# Blantant misuse of a ladder



## kdc68 (Mar 2, 2012)

"Where ignorance is bliss, 'tis folly to be wise"

Picture via Failblog.org
v


----------



## DaddyZ (Jan 28, 2010)

Nice Soft Landing ( Bushes)


----------



## JoeinGa (Nov 26, 2012)

When his balance teeters and the ladder kicks out, he'll never see the bushes, he'll be sliding (face first) straight down the wall

And THAT is gonna leave a mark


----------



## Rick Dennington (Aug 27, 2009)

You just can't fix stupid…......


----------



## whitebeast88 (May 27, 2012)

+1 with rick!!!!!







!!!


----------



## Jim Jakosh (Nov 24, 2009)

What a guy. No guts no glory!!


----------



## firefighterontheside (Apr 26, 2013)

That looks like it was a dare or a bet.


----------



## gfadvm (Jan 13, 2011)

I've done stuff like that and have the scars to prove it!


----------



## BJODay (Jan 29, 2013)

When the ladder kicks out he can easily grab the electric service lines.

BJ


----------



## tierraverde (Dec 1, 2009)

He's working ON the service lines


----------



## tomd (Jan 29, 2008)

American ingenuity.


----------



## BillWhite (Jul 23, 2007)

Ignorance can be corrected, but STUPID is forever.
You can quote me.
Bill


----------



## Earlextech (Jan 13, 2011)

and he still can't quite reach…


----------



## DS (Oct 10, 2011)

Men of a certain age know how to get things done… oh, wait, that's a Viagra commercial.

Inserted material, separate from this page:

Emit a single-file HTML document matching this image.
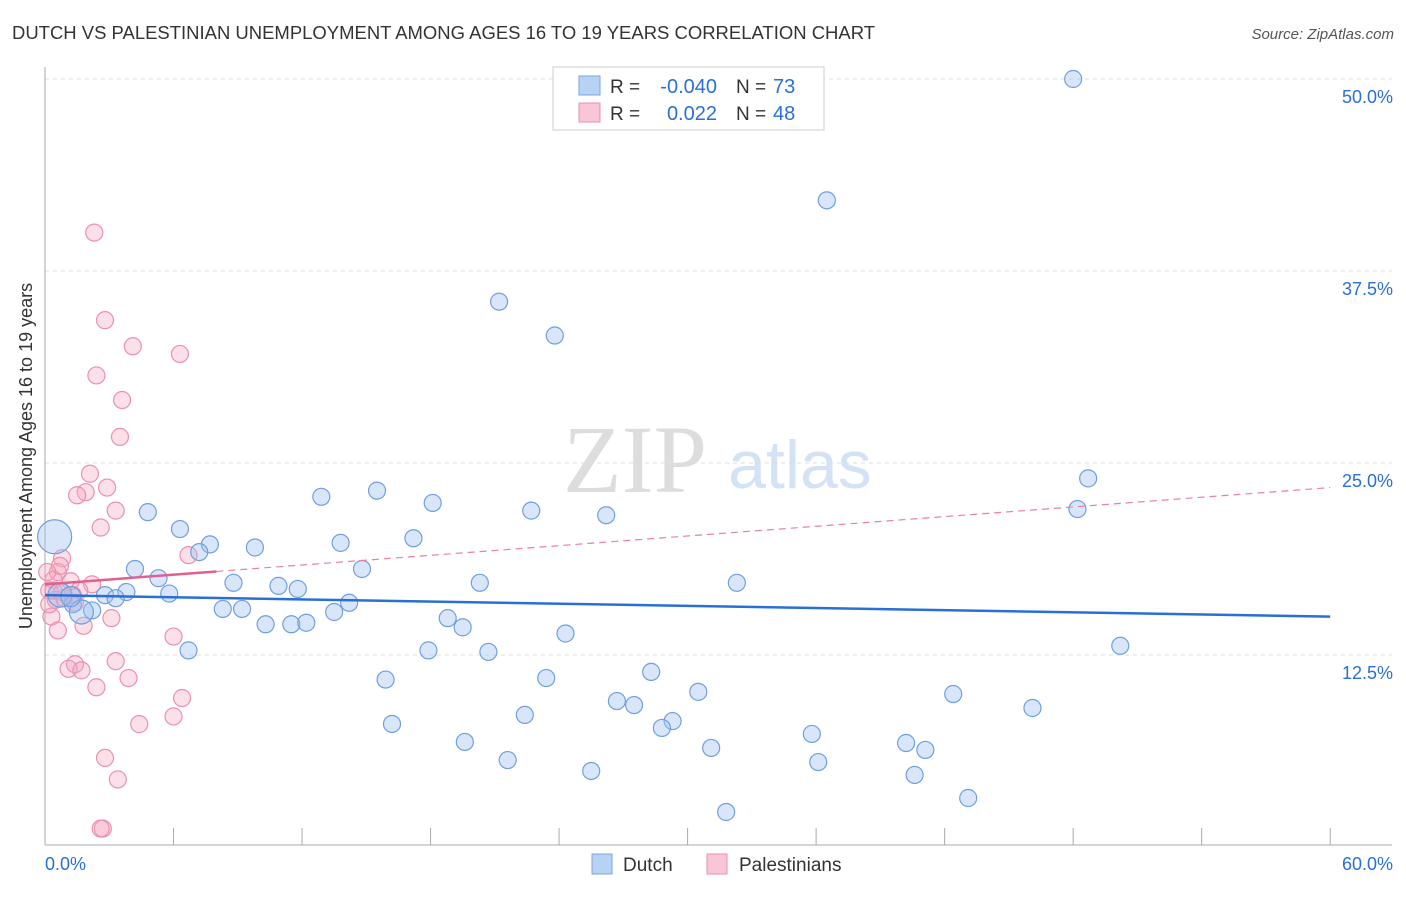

He probably finished the job without incident and then bragged to all his buddies that he fixed his two story problem with a six foot step ladder.

I've seen worse, but, yeh, death wish going on here… totally.

Famous last words… "Hey Bubba, watch this!"


----------



## DS (Oct 10, 2011)

Heck, looking closer he's still got two more steps to go-the "This is not a step" step and the "Do not step here" step.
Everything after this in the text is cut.